Set down the full listing exactly as given. Any pictures are to be left out.

- - - - -

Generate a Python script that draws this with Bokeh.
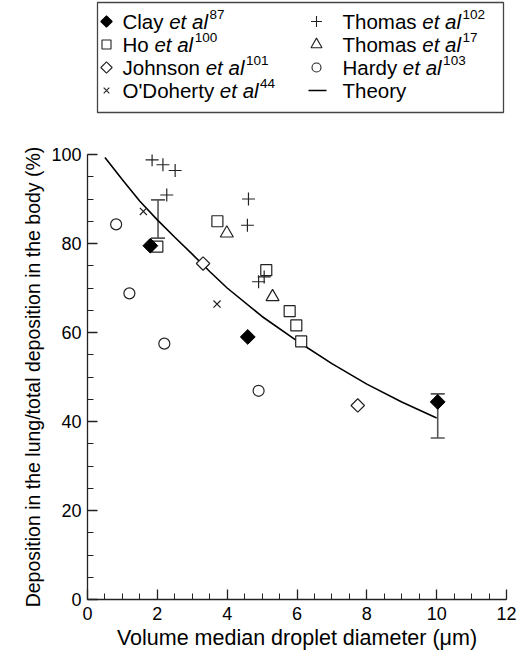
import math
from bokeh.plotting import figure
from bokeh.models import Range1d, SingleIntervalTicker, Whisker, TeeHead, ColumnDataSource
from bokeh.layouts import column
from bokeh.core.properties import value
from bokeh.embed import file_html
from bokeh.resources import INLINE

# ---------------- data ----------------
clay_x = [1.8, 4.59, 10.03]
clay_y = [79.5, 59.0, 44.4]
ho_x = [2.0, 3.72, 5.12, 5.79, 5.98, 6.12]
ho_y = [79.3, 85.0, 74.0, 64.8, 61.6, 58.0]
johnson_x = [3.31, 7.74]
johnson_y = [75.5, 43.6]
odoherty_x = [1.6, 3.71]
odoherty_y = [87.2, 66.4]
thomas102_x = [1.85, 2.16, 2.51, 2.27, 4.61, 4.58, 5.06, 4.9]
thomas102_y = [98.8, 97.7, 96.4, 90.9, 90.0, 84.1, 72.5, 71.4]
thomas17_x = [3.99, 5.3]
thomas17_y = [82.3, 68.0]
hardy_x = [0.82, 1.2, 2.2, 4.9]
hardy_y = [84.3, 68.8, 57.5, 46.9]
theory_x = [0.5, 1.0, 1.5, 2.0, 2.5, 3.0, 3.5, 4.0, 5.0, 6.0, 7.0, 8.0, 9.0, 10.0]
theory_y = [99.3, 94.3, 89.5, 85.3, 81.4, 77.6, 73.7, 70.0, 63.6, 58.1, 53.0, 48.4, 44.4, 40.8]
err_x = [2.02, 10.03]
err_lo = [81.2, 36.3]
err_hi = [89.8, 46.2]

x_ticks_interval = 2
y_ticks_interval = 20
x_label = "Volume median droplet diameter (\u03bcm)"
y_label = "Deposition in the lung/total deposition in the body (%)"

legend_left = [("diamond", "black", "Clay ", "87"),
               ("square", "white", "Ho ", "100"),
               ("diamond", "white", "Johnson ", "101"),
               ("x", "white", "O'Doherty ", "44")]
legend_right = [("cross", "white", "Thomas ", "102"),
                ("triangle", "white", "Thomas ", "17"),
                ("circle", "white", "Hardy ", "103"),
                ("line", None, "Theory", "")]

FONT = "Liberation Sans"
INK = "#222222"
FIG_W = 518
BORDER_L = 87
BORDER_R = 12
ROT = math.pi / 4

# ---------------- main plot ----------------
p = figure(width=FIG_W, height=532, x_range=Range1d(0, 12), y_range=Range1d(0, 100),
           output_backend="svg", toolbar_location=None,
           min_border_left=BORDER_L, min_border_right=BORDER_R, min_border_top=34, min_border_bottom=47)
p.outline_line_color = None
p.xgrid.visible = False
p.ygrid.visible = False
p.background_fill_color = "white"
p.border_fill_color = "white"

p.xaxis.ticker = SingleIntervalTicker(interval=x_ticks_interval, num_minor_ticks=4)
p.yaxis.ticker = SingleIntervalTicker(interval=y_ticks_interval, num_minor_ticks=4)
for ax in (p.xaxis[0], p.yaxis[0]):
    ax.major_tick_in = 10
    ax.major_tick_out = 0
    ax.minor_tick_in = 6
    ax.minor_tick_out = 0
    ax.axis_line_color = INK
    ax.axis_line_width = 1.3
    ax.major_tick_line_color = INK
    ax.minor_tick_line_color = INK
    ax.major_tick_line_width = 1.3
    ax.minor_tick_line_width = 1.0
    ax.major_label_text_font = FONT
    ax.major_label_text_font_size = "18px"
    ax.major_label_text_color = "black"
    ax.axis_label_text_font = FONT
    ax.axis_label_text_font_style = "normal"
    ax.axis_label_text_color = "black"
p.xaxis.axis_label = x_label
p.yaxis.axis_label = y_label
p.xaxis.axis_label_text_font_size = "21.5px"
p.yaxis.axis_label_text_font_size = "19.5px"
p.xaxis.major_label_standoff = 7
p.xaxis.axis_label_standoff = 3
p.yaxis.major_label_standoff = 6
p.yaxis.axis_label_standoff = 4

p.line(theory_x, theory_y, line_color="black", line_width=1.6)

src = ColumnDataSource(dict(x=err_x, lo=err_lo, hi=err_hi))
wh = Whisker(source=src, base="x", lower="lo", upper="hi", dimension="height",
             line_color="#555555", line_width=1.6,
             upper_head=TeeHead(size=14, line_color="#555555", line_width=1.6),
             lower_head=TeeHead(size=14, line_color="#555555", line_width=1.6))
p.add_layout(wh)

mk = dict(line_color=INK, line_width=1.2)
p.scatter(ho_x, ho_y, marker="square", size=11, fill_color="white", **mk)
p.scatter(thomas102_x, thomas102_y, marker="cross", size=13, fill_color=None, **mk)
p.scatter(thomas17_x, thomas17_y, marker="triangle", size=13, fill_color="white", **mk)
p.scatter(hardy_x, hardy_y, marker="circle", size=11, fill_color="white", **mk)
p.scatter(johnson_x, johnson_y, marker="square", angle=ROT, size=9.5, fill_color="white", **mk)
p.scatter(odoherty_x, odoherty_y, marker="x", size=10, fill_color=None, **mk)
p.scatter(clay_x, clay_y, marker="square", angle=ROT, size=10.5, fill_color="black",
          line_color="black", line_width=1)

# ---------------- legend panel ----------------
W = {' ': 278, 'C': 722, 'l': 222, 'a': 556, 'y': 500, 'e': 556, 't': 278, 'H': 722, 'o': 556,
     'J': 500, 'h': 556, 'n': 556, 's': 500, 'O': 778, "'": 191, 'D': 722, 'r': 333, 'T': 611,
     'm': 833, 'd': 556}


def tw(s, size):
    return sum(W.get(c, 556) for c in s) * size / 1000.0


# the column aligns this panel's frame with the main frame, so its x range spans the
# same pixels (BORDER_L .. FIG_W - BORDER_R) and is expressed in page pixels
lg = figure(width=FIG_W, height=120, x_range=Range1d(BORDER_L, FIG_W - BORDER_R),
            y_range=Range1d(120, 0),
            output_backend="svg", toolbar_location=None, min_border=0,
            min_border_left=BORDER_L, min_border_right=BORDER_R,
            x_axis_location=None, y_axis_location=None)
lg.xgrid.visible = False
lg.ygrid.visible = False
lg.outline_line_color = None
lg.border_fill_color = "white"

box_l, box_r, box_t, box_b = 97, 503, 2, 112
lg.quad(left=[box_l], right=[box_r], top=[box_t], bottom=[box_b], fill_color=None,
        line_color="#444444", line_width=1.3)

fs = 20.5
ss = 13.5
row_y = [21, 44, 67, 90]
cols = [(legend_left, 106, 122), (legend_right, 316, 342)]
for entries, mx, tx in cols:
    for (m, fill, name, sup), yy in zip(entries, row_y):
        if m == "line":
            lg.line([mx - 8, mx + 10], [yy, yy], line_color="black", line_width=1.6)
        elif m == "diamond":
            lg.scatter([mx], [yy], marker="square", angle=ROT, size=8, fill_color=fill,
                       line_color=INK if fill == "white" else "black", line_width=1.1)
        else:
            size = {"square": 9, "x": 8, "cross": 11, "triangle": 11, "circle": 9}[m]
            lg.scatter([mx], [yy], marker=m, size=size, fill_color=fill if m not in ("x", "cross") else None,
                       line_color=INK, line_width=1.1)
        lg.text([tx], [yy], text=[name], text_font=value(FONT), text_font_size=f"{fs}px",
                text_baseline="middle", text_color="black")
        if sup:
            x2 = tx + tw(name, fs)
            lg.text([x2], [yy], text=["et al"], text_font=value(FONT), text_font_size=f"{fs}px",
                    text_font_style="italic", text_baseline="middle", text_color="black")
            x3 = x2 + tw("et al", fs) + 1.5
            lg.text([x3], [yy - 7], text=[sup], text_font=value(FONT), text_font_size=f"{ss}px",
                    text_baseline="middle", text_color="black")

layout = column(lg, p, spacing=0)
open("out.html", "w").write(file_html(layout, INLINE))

- - - - -

Result for this exercise:
Generate a Python script that draws this with Bokeh.
import math
from bokeh.plotting import figure
from bokeh.models import Range1d, SingleIntervalTicker, Whisker, TeeHead, ColumnDataSource
from bokeh.layouts import column
from bokeh.core.properties import value
from bokeh.embed import file_html
from bokeh.resources import INLINE

# ---------------- data ----------------
clay_x = [1.8, 4.59, 10.03]
clay_y = [79.5, 59.0, 44.4]
ho_x = [2.0, 3.72, 5.12, 5.79, 5.98, 6.12]
ho_y = [79.3, 85.0, 74.0, 64.8, 61.6, 58.0]
johnson_x = [3.31, 7.74]
johnson_y = [75.5, 43.6]
odoherty_x = [1.6, 3.71]
odoherty_y = [87.2, 66.4]
thomas102_x = [1.85, 2.16, 2.51, 2.27, 4.61, 4.58, 5.06, 4.9]
thomas102_y = [98.8, 97.7, 96.4, 90.9, 90.0, 84.1, 72.5, 71.4]
thomas17_x = [3.99, 5.3]
thomas17_y = [82.3, 68.0]
hardy_x = [0.82, 1.2, 2.2, 4.9]
hardy_y = [84.3, 68.8, 57.5, 46.9]
theory_x = [0.5, 1.0, 1.5, 2.0, 2.5, 3.0, 3.5, 4.0, 5.0, 6.0, 7.0, 8.0, 9.0, 10.0]
theory_y = [99.3, 94.3, 89.5, 85.3, 81.4, 77.6, 73.7, 70.0, 63.6, 58.1, 53.0, 48.4, 44.4, 40.8]
err_x = [2.02, 10.03]
err_lo = [81.2, 36.3]
err_hi = [89.8, 46.2]

x_ticks_interval = 2
y_ticks_interval = 20
x_label = "Volume median droplet diameter (\u03bcm)"
y_label = "Deposition in the lung/total deposition in the body (%)"

legend_left = [("diamond", "black", "Clay ", "87"),
               ("square", "white", "Ho ", "100"),
               ("diamond", "white", "Johnson ", "101"),
               ("x", "white", "O'Doherty ", "44")]
legend_right = [("cross", "white", "Thomas ", "102"),
                ("triangle", "white", "Thomas ", "17"),
                ("circle", "white", "Hardy ", "103"),
                ("line", None, "Theory", "")]

FONT = "Liberation Sans"
INK = "#222222"
FIG_W = 518
BORDER_L = 87
BORDER_R = 12
ROT = math.pi / 4

# ---------------- main plot ----------------
p = figure(width=FIG_W, height=532, x_range=Range1d(0, 12), y_range=Range1d(0, 100),
           output_backend="svg", toolbar_location=None,
           min_border_left=BORDER_L, min_border_right=BORDER_R, min_border_top=34, min_border_bottom=47)
p.outline_line_color = None
p.xgrid.visible = False
p.ygrid.visible = False
p.background_fill_color = "white"
p.border_fill_color = "white"

p.xaxis.ticker = SingleIntervalTicker(interval=x_ticks_interval, num_minor_ticks=4)
p.yaxis.ticker = SingleIntervalTicker(interval=y_ticks_interval, num_minor_ticks=4)
for ax in (p.xaxis[0], p.yaxis[0]):
    ax.major_tick_in = 10
    ax.major_tick_out = 0
    ax.minor_tick_in = 6
    ax.minor_tick_out = 0
    ax.axis_line_color = INK
    ax.axis_line_width = 1.3
    ax.major_tick_line_color = INK
    ax.minor_tick_line_color = INK
    ax.major_tick_line_width = 1.3
    ax.minor_tick_line_width = 1.0
    ax.major_label_text_font = FONT
    ax.major_label_text_font_size = "18px"
    ax.major_label_text_color = "black"
    ax.axis_label_text_font = FONT
    ax.axis_label_text_font_style = "normal"
    ax.axis_label_text_color = "black"
p.xaxis.axis_label = x_label
p.yaxis.axis_label = y_label
p.xaxis.axis_label_text_font_size = "21.5px"
p.yaxis.axis_label_text_font_size = "19.5px"
p.xaxis.major_label_standoff = 7
p.xaxis.axis_label_standoff = 3
p.yaxis.major_label_standoff = 6
p.yaxis.axis_label_standoff = 4

p.line(theory_x, theory_y, line_color="black", line_width=1.6)

src = ColumnDataSource(dict(x=err_x, lo=err_lo, hi=err_hi))
wh = Whisker(source=src, base="x", lower="lo", upper="hi", dimension="height",
             line_color="#555555", line_width=1.6,
             upper_head=TeeHead(size=14, line_color="#555555", line_width=1.6),
             lower_head=TeeHead(size=14, line_color="#555555", line_width=1.6))
p.add_layout(wh)

mk = dict(line_color=INK, line_width=1.2)
p.scatter(ho_x, ho_y, marker="square", size=11, fill_color="white", **mk)
p.scatter(thomas102_x, thomas102_y, marker="cross", size=13, fill_color=None, **mk)
p.scatter(thomas17_x, thomas17_y, marker="triangle", size=13, fill_color="white", **mk)
p.scatter(hardy_x, hardy_y, marker="circle", size=11, fill_color="white", **mk)
p.scatter(johnson_x, johnson_y, marker="square", angle=ROT, size=9.5, fill_color="white", **mk)
p.scatter(odoherty_x, odoherty_y, marker="x", size=10, fill_color=None, **mk)
p.scatter(clay_x, clay_y, marker="square", angle=ROT, size=10.5, fill_color="black",
          line_color="black", line_width=1)

# ---------------- legend panel ----------------
W = {' ': 278, 'C': 722, 'l': 222, 'a': 556, 'y': 500, 'e': 556, 't': 278, 'H': 722, 'o': 556,
     'J': 500, 'h': 556, 'n': 556, 's': 500, 'O': 778, "'": 191, 'D': 722, 'r': 333, 'T': 611,
     'm': 833, 'd': 556}


def tw(s, size):
    return sum(W.get(c, 556) for c in s) * size / 1000.0


# the column aligns this panel's frame with the main frame, so its x range spans the
# same pixels (BORDER_L .. FIG_W - BORDER_R) and is expressed in page pixels
lg = figure(width=FIG_W, height=120, x_range=Range1d(BORDER_L, FIG_W - BORDER_R),
            y_range=Range1d(120, 0),
            output_backend="svg", toolbar_location=None, min_border=0,
            min_border_left=BORDER_L, min_border_right=BORDER_R,
            x_axis_location=None, y_axis_location=None)
lg.xgrid.visible = False
lg.ygrid.visible = False
lg.outline_line_color = None
lg.border_fill_color = "white"

box_l, box_r, box_t, box_b = 97, 503, 2, 112
lg.quad(left=[box_l], right=[box_r], top=[box_t], bottom=[box_b], fill_color=None,
        line_color="#444444", line_width=1.3)

fs = 20.5
ss = 13.5
row_y = [21, 44, 67, 90]
cols = [(legend_left, 106, 122), (legend_right, 316, 342)]
for entries, mx, tx in cols:
    for (m, fill, name, sup), yy in zip(entries, row_y):
        if m == "line":
            lg.line([mx - 8, mx + 10], [yy, yy], line_color="black", line_width=1.6)
        elif m == "diamond":
            lg.scatter([mx], [yy], marker="square", angle=ROT, size=8, fill_color=fill,
                       line_color=INK if fill == "white" else "black", line_width=1.1)
        else:
            size = {"square": 9, "x": 8, "cross": 11, "triangle": 11, "circle": 9}[m]
            lg.scatter([mx], [yy], marker=m, size=size, fill_color=fill if m not in ("x", "cross") else None,
                       line_color=INK, line_width=1.1)
        lg.text([tx], [yy], text=[name], text_font=value(FONT), text_font_size=f"{fs}px",
                text_baseline="middle", text_color="black")
        if sup:
            x2 = tx + tw(name, fs)
            lg.text([x2], [yy], text=["et al"], text_font=value(FONT), text_font_size=f"{fs}px",
                    text_font_style="italic", text_baseline="middle", text_color="black")
            x3 = x2 + tw("et al", fs) + 1.5
            lg.text([x3], [yy - 7], text=[sup], text_font=value(FONT), text_font_size=f"{ss}px",
                    text_baseline="middle", text_color="black")

layout = column(lg, p, spacing=0)
open("out.html", "w").write(file_html(layout, INLINE))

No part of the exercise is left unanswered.